Welcome to Dinolabs Tech Services. By accessing or using our products and services, you agree to be bound by the following terms and conditions. If you do not agree, please refrain from using our services.
1. Definitions
- “Company” refers to Dinolabs Tech Services.
- “Client” refers to any individual, company, or entity using the Company’s services.
- “Services” refer to software solutions, support, and related offerings provided by the Company.
- “Agreement” refers to these terms and conditions.
2. Scope of Services
- The Company provides software development, customization, installation, maintenance, and support services.
- All services will be outlined in a written proposal or contract signed by both parties.
3. Payments
- All fees are outlined in the contract or invoice.

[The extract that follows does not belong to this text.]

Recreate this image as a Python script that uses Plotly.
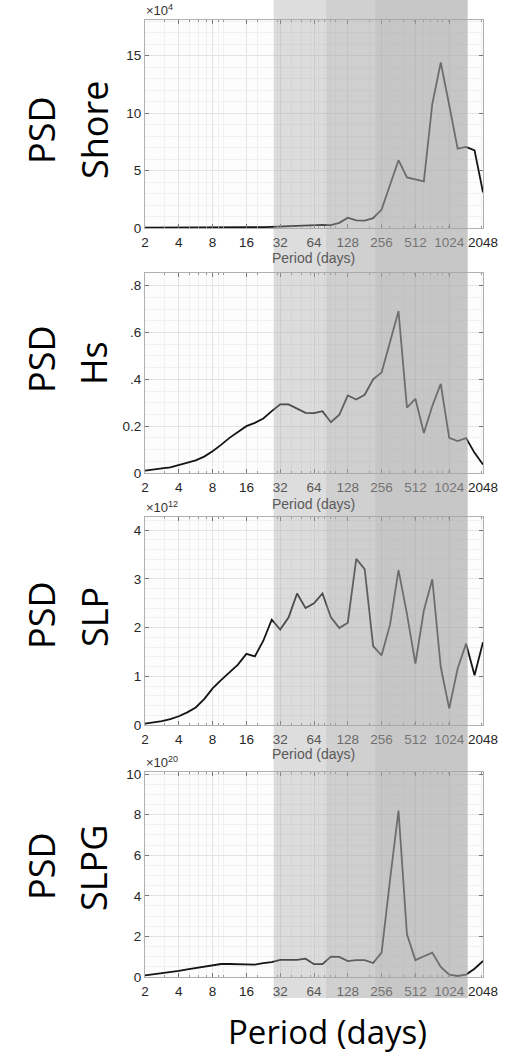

Payments are due as per the agreed terms.
- The Company reserves the right to suspend services for non-payment.
4. Intellectual Property
- The Company retains ownership of all intellectual property, including software code, designs, and documentation, unless otherwise agreed in writing.
- The Client is granted a non-exclusive, non-transferable license to use the delivered software.
5. Confidentiality
- Both parties agree to keep confidential any proprietary or sensitive information exchanged during the course of this Agreement.
- Confidential information will not be disclosed to third parties without prior written consent.
6. Warranties and Disclaimers
- The Company warrants that services will be performed professionally and in accordance with industry standards.
- The Company does not guarantee uninterrupted or error-free software operation.
- All implied warranties, including merchantability and fitness for a particular purpose, are disclaimed to the maximum extent permitted by law.
7. Limitation of Liability
- The Company’s liability for any claim arising under this Agreement is limited to the amount paid by the Client for the specific service giving rise to the claim.
- The Company will not be liable for indirect, incidental, or consequential damages.
8. Termination
- Either party may terminate the Agreement with 30days written notice.
- The Company may terminate services immediately for non-payment or breach of this Agreement by the Client.
- Upon termination, all outstanding fees must be paid within 30days.
9. Support and Maintenance
- The Company offers support and maintenance as outlined in the contract.
- Support hours and response times will be specified in a Service Level Agreement (SLA), if applicable.
10. Data Protection
- The Company complies with applicable data protection laws.
- The Client is responsible for ensuring compliance with data protection laws for data processed through the software.
11. Governing Law
- This Agreement is governed by the laws of the Federal Republic of Nigeria.
- Any disputes will be resolved in the courts of the Federal Republic of Nigeria.
12. Amendments
- The Company reserves the right to amend these terms and conditions with prior notice.
- Continued use of services after amendments constitutes acceptance of the updated terms.
13. Force Majeure
- The Company is not liable for delays or failure to perform due to circumstances beyond its reasonable control, including but not limited to natural disasters, strikes, or acts of government.
14. Entire Agreement
- This Agreement constitutes the entire understanding between the parties and supersedes all prior agreements or representations.